Speaker Mahmoud al-Mashhadani closed the final three-hour session without a quorum present and declared lawmakers would not reconvene until Sept. 4. That date is just 11 days before the top U.S. military and political officials in Iraq must report to Congress on American progress in taming violence and organizing conditions for sectarian reconciliation.

The recess, coupled with Prime Minister Nouri al-Maliki's failure to get the key draft laws before legislators, may nourish growing opposition to the war among U.S. lawmakers, who could refuse to fund it.

Critics have questioned how Iraqi legislators could take a summer break while U.S. forces are fighting and dying to create conditions under which important laws could be passed in the service of ending sectarian political divisions and bloodshed.

But in leaving Parliament, many lawmakers blamed Maliki.

"Even if we sit next month, there's no guarantee that important business will be done," said Mahmoud Othman, a prominent Kurdish legislator. The Parliament had already extended its session by a month, having initially planned a recess for July and August.

"There are Iraqi-Iraqi and Iraqi-American differences that have not been resolved," Othman said of the benchmark legislation. "The government throws the ball in our court, but we say that it is in the government's court and that of the politicians. They sent us nothing (to debate or vote)."

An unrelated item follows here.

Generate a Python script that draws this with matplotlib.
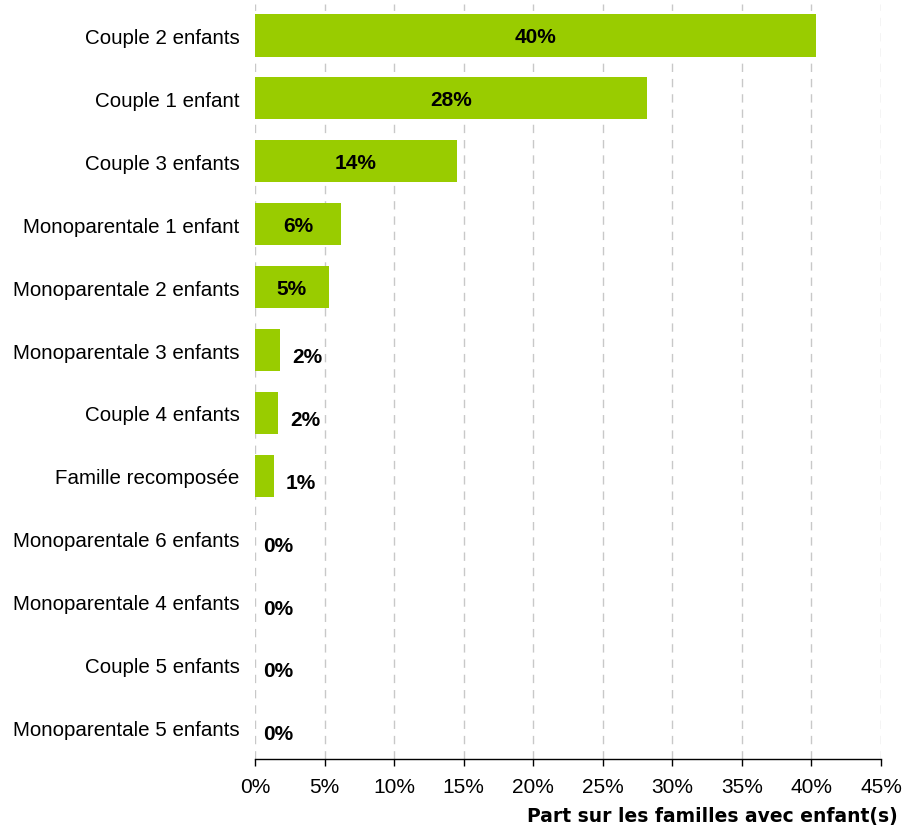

The September reports by Ambassador Ryan Crocker and U.S. commander Gen. David Petraeus were to assess progress by the Iraqi government and its security forces on 18 benchmarks.

In Washington, the State Department was unusually silent on the matter, declining to criticize the lawmakers.

"I'll leave it to the parliamentary leaders themselves to explain why this might be a good time to take a break," deputy spokesman Tom Casey said.

 

The latest

Also Monday

- A small bus exploded in a central Baghdad market district, killing at least six people - a brutal reminder of the dangers facing Iraqis who celebrated in the streets by the tens of thousands Sunday night after their national team won the prestigious Asian Cup soccer tournament. At least 31 people were wounded, according to officials.

- The U.S. military said three soldiers were killed in fighting in Anbar province west of Baghdad on Thursday. At least 3,651 members of the U.S. military have died since the start of the Iraq war in March 2003, according to an Associated Press count.

-Forty-two Iraqis were killed or found dead nationwide, according to police, hospital and morgue officials.